Maugham himself remains the most fascinating character in the book – though give me another few years and I may be insisting that Elliott is more fascinating. Maugham presents himself as exceedingly marginal to high society, someone vouchsafed glimpses because he's a successful writer. He presents himself as once having been poor, never having been a gentleman, and having no pretensions whatsoever. Elliott is his double in many ways. Both are bachelors (in the novel, at least; Maugham was in real life a divorcé with a daughter). Both are gay, but closeted, and exhibit no gay identification or desire (though Maugham does quote his most truth-telling character, Sophie Macdonald, as calling Elliott a "cissie"). Elliott Templeton allows Maugham to represent himself in the novel – expatriate, closeted queen, man of the world – while at the same time making vicious fun of himself and admiring a kindness and generosity that he foists onto Elliott, leaving himself (the character Maugham) rather cold and bitchy.

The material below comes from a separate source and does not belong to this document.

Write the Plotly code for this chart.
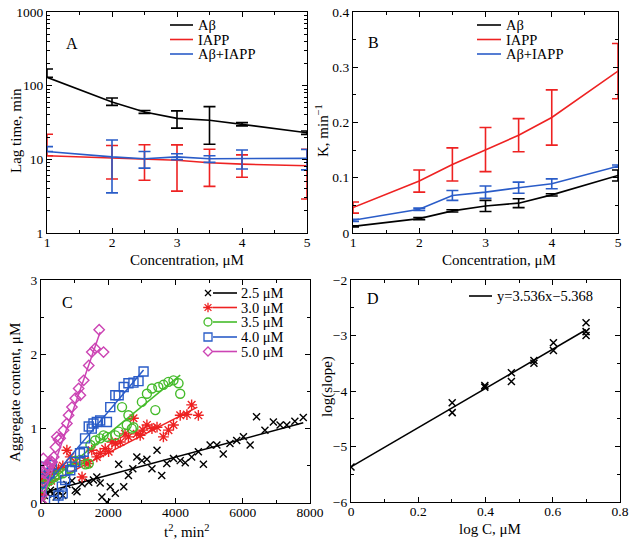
import plotly.graph_objects as go

# ---------------- data ----------------
conc = [1, 2, 2.5, 3, 3.5, 4, 5]

# Panel A: lag time (min)
lag_ab = [130, 60, 44, 36, 34, 30, 23]
lag_ab_errp = [38, 8, 2, 9.5, 18, 1.5, 1.2]
lag_ab_errm = [0, 6, 2, 9.5, 18, 1.5, 1.2]
lag_iapp = [11.2, 10.4, 10.2, 9.7, 9.0, 8.6, 8.2]
lag_iapp_errp = [10.7, 5.0, 5.6, 6.0, 4.7, 2.9, 5.5]
lag_iapp_errm = [0, 5.0, 5.0, 6.0, 4.7, 2.9, 5.3]
lag_mix = [12.8, 10.8, 10.2, 10.8, 10.2, 10.3, 10.3]
lag_mix_errp = [2.1, 7.5, 2.6, 1.1, 1.0, 3.1, 3.3]
lag_mix_errm = [0, 7.3, 2.6, 0.9, 1.1, 2.9, 3.1]

# Panel B: K (1/min)
k_ab = [0.012, 0.026, 0.040, 0.049, 0.054, 0.069, 0.104]
k_ab_err = [0.001, 0.002, 0.002, 0.010, 0.008, 0.002, 0.010]
k_iapp = [0.046, 0.094, 0.124, 0.151, 0.177, 0.209, 0.293]
k_iapp_err = [0.010, 0.020, 0.030, 0.040, 0.030, 0.050, 0.050]
k_mix = [0.023, 0.043, 0.068, 0.074, 0.082, 0.089, 0.121]
k_mix_err = [0.002, 0.002, 0.009, 0.011, 0.010, 0.009, 0.002]

series_names = ["Aβ", "IAPP", "Aβ+IAPP"]

# Panel C: aggregate content vs t^2
t2_25 = [30, 100, 200, 280, 350, 450, 520, 650, 770, 920, 1020, 1070, 1220, 1420, 1560, 1660, 1760,
         1810, 1960, 2060, 2210, 2310, 2460, 2600, 2730, 2850, 3000, 3150, 3300, 3450, 3590,
         3740, 3940, 4140, 4290, 4480, 4680, 4830, 5030, 5230, 5420, 5620, 5820, 6020, 6220,
         6410, 6660, 6910, 7110, 7310, 7550, 7800]
agg_25 = [0.05, 0.10, 0.12, 0.17, 0.12, 0.08, 0.15, 0.10, 0.25, 0.30, 0.17, 0.15, 0.26, 0.28, 0.31,
          0.35, 0.27, 0.08, 0.01, 0.22, 0.13, 0.52, 0.22, 0.37, 0.46, 0.62, 0.57, 0.59, 0.46,
          0.71, 0.37, 0.53, 0.60, 0.57, 0.54, 0.62, 0.69, 0.52, 0.78, 0.78, 0.66, 0.80, 0.84,
          0.89, 0.78, 1.16, 0.98, 1.09, 1.05, 1.05, 1.10, 1.15]
t2_30 = [20, 40, 60, 100, 150, 200, 300, 400, 520, 650, 770, 870, 1020, 1220, 1310, 1400, 1510,
         1660, 1760, 1910, 2010, 2110, 2210, 2360, 2500, 2600, 2750, 2850, 2950, 3030, 3150,
         3300, 3450, 3640, 3790, 3940, 4140, 4340, 4480, 4680]
agg_30 = [0.10, 0.30, 0.35, 0.38, 0.32, 0.38, 0.30, 0.42, 0.46, 0.50, 0.71, 0.62, 0.55, 0.35, 0.57,
          0.53, 0.71, 0.62, 0.67, 0.73, 0.69, 0.82, 0.80, 0.82, 0.93, 0.89, 1.14, 0.93, 0.91,
          0.98, 1.05, 1.00, 1.02, 0.89, 0.98, 1.05, 1.18, 1.19, 1.32, 1.18]
t2_35 = [20, 60, 120, 200, 280, 400, 520, 650, 870, 1020, 1170, 1320, 1420, 1470, 1610, 1760,
         1860, 1960, 2210, 2310, 2410, 2550, 2600, 2700, 2750, 3000, 3150, 3300, 3400, 3490,
         3640, 3790, 3940, 4090, 4140]
agg_35 = [0.10, 0.20, 0.25, 0.30, 0.31, 0.35, 0.38, 0.40, 0.46, 0.57, 0.58, 0.52, 0.53, 0.78,
          0.84, 0.87, 0.91, 0.89, 0.91, 0.96, 1.29, 1.05, 1.18, 1.00, 1.02, 1.36, 1.47, 1.54,
          1.25, 1.56, 1.59, 1.63, 1.65, 1.61, 1.47]
t2_40 = [20, 80, 130, 250, 320, 387, 520, 620, 645, 720, 870, 920, 1020, 1160, 1270, 1310,
         1420, 1510, 1560, 1660, 1760, 1960, 2060, 2210, 2310, 2460, 2600, 2750, 2900, 3050]
agg_40 = [0.15, 0.33, 0.49, 0.40, 0.51, 0.03, 0.10, 0.22, 0.13, 0.31, 0.44, 0.49, 0.55, 0.67,
          0.69, 0.87, 1.03, 1.00, 1.07, 1.09, 1.11, 1.09, 1.29, 1.45, 1.45, 1.56, 1.61, 1.62,
          1.64, 1.77]
t2_50 = [10, 30, 60, 70, 90, 130, 180, 230, 268, 280, 330, 380, 430, 470, 520, 570, 670, 770,
         820, 920, 1020, 1120, 1170, 1270, 1420, 1510, 1610, 1730, 1860]
agg_50 = [0.00, 0.10, 0.30, 0.60, 0.40, 0.45, 0.50, 0.49, 0.54, 0.57, 0.55, 0.62, 0.75, 0.89,
          0.85, 0.87, 0.98, 1.07, 1.18, 1.29, 1.41, 1.54, 1.45, 1.65, 1.85, 2.03, 2.08, 2.33, 2.03]

fit_t2_25 = [80, 7800];  fit_agg_25 = [0.14, 1.08]
fit_t2_30 = [0, 4650];   fit_agg_30 = [0.21, 1.29]
fit_t2_35 = [0, 4140];   fit_agg_35 = [0.19, 1.72]
fit_t2_40 = [0, 3050];   fit_agg_40 = [0.16, 1.79]
fit_t2_50 = [0, 1760];   fit_agg_50 = [0.00, 2.30]
conc_labels = ["2.5 μM", "3.0 μM", "3.5 μM", "4.0 μM", "5.0 μM"]

# Panel D
log_c = [0, 0.301, 0.301, 0.398, 0.398, 0.477, 0.477, 0.544, 0.544, 0.602, 0.602, 0.699, 0.699, 0.699]
log_slope = [-5.37, -4.21, -4.39, -3.90, -3.93, -3.67, -3.83, -3.45, -3.50, -3.13, -3.27, -2.77, -2.93, -3.00]
fit_log_c = [0, 0.699]
fit_log_slope = [-5.368, -2.896]
fit_label = "y=3.536x−5.368"

# ---------------- style ----------------
FONT = "Liberation Serif, Times New Roman, serif"
BLACK = "#000000"
RED = "#ee2222"
BLUE = "#2a5cc8"
GREEN = "#44bb2a"
MAGENTA = "#cc44b4"
cols3 = [BLACK, RED, BLUE]
W, H = 632, 545
LEG_FONT = 14.5
TITLE_FONT = 15
TICK_FONT = 13.5


def fx_(p):
    return p / W


def fy_(p):
    return 1 - p / H


fig = go.Figure()

# Panel A
for name, y, ep, em, c in zip(series_names,
                              [lag_ab, lag_iapp, lag_mix],
                              [lag_ab_errp, lag_iapp_errp, lag_mix_errp],
                              [lag_ab_errm, lag_iapp_errm, lag_mix_errm], cols3):
    fig.add_trace(go.Scatter(x=conc, y=y, mode="lines", name=name, showlegend=False,
                             line=dict(color=c, width=1.6),
                             error_y=dict(type="data", array=ep, arrayminus=em, color=c,
                                          thickness=1.6, width=6),
                             xaxis="x", yaxis="y"))

# Panel B
for name, y, e, c in zip(series_names, [k_ab, k_iapp, k_mix], [k_ab_err, k_iapp_err, k_mix_err], cols3):
    fig.add_trace(go.Scatter(x=conc, y=y, mode="lines", name=name, showlegend=False,
                             line=dict(color=c, width=1.6),
                             error_y=dict(type="data", array=e, color=c, thickness=1.6, width=6),
                             xaxis="x2", yaxis="y2"))

# Panel C
c_sets = [
    (t2_25, agg_25, fit_t2_25, fit_agg_25, BLACK, "x-thin", 7),
    (t2_30, agg_30, fit_t2_30, fit_agg_30, RED, "asterisk-open", 9),
    (t2_35, agg_35, fit_t2_35, fit_agg_35, GREEN, "circle-open", 9),
    (t2_40, agg_40, fit_t2_40, fit_agg_40, BLUE, "square-open", 9),
    (t2_50, agg_50, fit_t2_50, fit_agg_50, MAGENTA, "diamond-open", 8),
]
for lab, (xs, ys, fx, fy, c, sym, sz) in zip(conc_labels, c_sets):
    fig.add_trace(go.Scatter(x=xs, y=ys, mode="markers", name=lab, showlegend=False,
                             marker=dict(symbol=sym, size=sz, color=c, line=dict(color=c, width=1.4)),
                             xaxis="x3", yaxis="y3"))
    fig.add_trace(go.Scatter(x=fx, y=fy, mode="lines", name=lab, showlegend=False,
                             line=dict(color=c, width=1.5), xaxis="x3", yaxis="y3"))

# Panel D
fig.add_trace(go.Scatter(x=log_c, y=log_slope, mode="markers", showlegend=False,
                         marker=dict(symbol="x-thin", size=7, color=BLACK, line=dict(color=BLACK, width=1.5)),
                         xaxis="x4", yaxis="y4"))
fig.add_trace(go.Scatter(x=fit_log_c, y=fit_log_slope, mode="lines", name=fit_label, showlegend=False,
                         line=dict(color=BLACK, width=1.5), xaxis="x4", yaxis="y4"))


# ---------------- compact legends (pixel positions on the page) ----------------
def legend_block(labels, colors, line_x0, line_x1, text_x, row_y, symbols=None, sizes=None, marker_x=None):
    for i, (lab, c) in enumerate(zip(labels, colors)):
        yy = row_y[i]
        fig.add_shape(type="line", xref="paper", yref="paper",
                      x0=fx_(line_x0), x1=fx_(line_x1), y0=fy_(yy), y1=fy_(yy),
                      line=dict(color=c, width=1.6))
        fig.add_annotation(text=lab, x=fx_(text_x), y=fy_(yy), xref="paper", yref="paper",
                           xanchor="left", yanchor="middle", showarrow=False,
                           font=dict(family=FONT, size=LEG_FONT, color=BLACK))
        if symbols is not None:
            fig.add_trace(go.Scatter(x=[marker_x], y=[yy], mode="markers", showlegend=False,
                                     hoverinfo="skip",
                                     marker=dict(symbol=symbols[i], size=sizes[i] - 1, color=c,
                                                 line=dict(color=c, width=1.3)),
                                     xaxis="x5", yaxis="y5"))


legend_block(series_names, cols3, 170, 193, 196, [25, 39.5, 54])
legend_block(series_names, cols3, 477, 501, 504, [25, 39.5, 54])
legend_block(conc_labels, [s[4] for s in c_sets], 213, 237, 239, [293, 307.5, 322, 337, 351.5],
             symbols=[s[5] for s in c_sets], sizes=[s[6] for s in c_sets], marker_x=208)
legend_block([fit_label], [BLACK], 469, 492, 495, [296])

# axis titles placed as text at page-pixel positions
axis_titles = [
    ("Concentration, μM", 187, 259.5, 0),
    ("Concentration, μM", 499, 259.5, 0),
    ("t<sup>2</sup>, min<sup>2</sup>", 187, 531, 0),
    ("log C, μM", 490, 529, 0),
    ("Lag time, min", 16, 131, -90),
    ("K, min<sup>−1</sup>", 322, 131, -90),
    ("Aggregate content, μM", 15, 393, -90),
    ("log(slope)", 327, 387, -90),
]
for txt, px, py, ang in axis_titles:
    fig.add_annotation(text=txt, x=fx_(px), y=fy_(py), xref="paper", yref="paper",
                       xanchor="center", yanchor="middle", textangle=ang, showarrow=False,
                       font=dict(family=FONT, size=TITLE_FONT, color=BLACK))

common = dict(showline=True, linecolor=BLACK, linewidth=1.3, mirror="ticks", ticks="inside",
              ticklen=5, tickwidth=1, tickcolor=BLACK, showgrid=False, zeroline=False,
              automargin=False,
              tickfont=dict(family=FONT, size=TICK_FONT, color=BLACK))
xcommon = dict(common, ticklabelstandoff=-3)
minor = dict(ticks="inside", ticklen=3, tickwidth=1, tickcolor=BLACK, showgrid=False)

fig.update_layout(
    width=W, height=H, margin=dict(l=0, r=0, t=0, b=0, autoexpand=False),
    paper_bgcolor="white", plot_bgcolor="rgba(0,0,0,0)",
    font=dict(family=FONT, color=BLACK),
    showlegend=False,
    xaxis=dict(xcommon, domain=[fx_(47), fx_(307)], anchor="y", range=[1, 5], tickvals=[1, 2, 3, 4, 5],
               minor=dict(minor, dtick=0.5)),
    yaxis=dict(common, domain=[fy_(233), fy_(12)], anchor="x", type="log", range=[0, 3], dtick=1,
               minor=dict(minor, tickvals=[2, 3, 4, 5, 6, 7, 8, 9, 20, 30, 40, 50, 60, 70, 80, 90,
                                           200, 300, 400, 500, 600, 700, 800, 900])),
    xaxis2=dict(xcommon, domain=[fx_(353), fx_(618)], anchor="y2", range=[1, 5], tickvals=[1, 2, 3, 4, 5],
                minor=dict(minor, dtick=0.5)),
    yaxis2=dict(common, domain=[fy_(233), fy_(12)], anchor="x2", range=[0, 0.4], dtick=0.1,
                tickformat=".1~f", minor=dict(minor, dtick=0.05)),
    xaxis3=dict(xcommon, domain=[fx_(41), fx_(310)], anchor="y3", range=[0, 8000], dtick=2000,
                minor=dict(minor, dtick=1000)),
    yaxis3=dict(common, domain=[fy_(503), fy_(280)], anchor="x3", range=[0, 3], dtick=1,
                minor=dict(minor, dtick=0.5)),
    xaxis4=dict(xcommon, domain=[fx_(351), fx_(620)], anchor="y4", range=[0, 0.8], dtick=0.2,
                tickformat=".1~f", minor=dict(minor, dtick=0.1)),
    yaxis4=dict(common, domain=[fy_(502), fy_(280)], anchor="x4", range=[-6, -2], dtick=1,
                minor=dict(minor, dtick=0.5)),
    # page-pixel overlay used only for legend glyphs
    xaxis5=dict(domain=[0, 1], range=[0, W], visible=False, fixedrange=True, anchor="y5"),
    yaxis5=dict(domain=[0, 1], range=[H, 0], visible=False, fixedrange=True, anchor="x5"),
)

for letter, px, py in [("A", 64, 33), ("B", 373, 32), ("C", 60, 302), ("D", 373, 298)]:
    fig.add_annotation(text=letter, x=fx_(px), y=fy_(py), xref="paper", yref="paper",
                       showarrow=False, font=dict(family=FONT, size=16, color=BLACK))

fig.write_html("out.html", config={"displayModeBar": False},
               post_script="document.body.style.margin='0';document.body.style.padding='0';")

I can't begin to explain how skillful this is as fiction. But even to extol the aesthetic brilliance of The Razor's Edge is to call its value into question. Nobody values novels any more for narratorial brilliance. They have to say something. The Razor's Edge says little about gay life, even about the dimensions of the closet. It says little about the unspeakable of high society in the 1920s and 30s that isn't said better elsewhere, and it says little about Hindu philosophy that is worth reading. It says nearly everything about how a writer can create a fiction, if he is utterly sure of his technique and determined to pull out all the stops of the genre "novel" itself.

And The Razor's Edge is still in print and still being read, though it is getting harder to make anything out of it, and it may collapse some time in the 21st century into sheer self-referentiality. That would be a shame. It is a book from a hand that taught what might be said in prose.

Maugham, W. Somerset. The Razor's Edge. Philadelphia: Blakiston, 1944.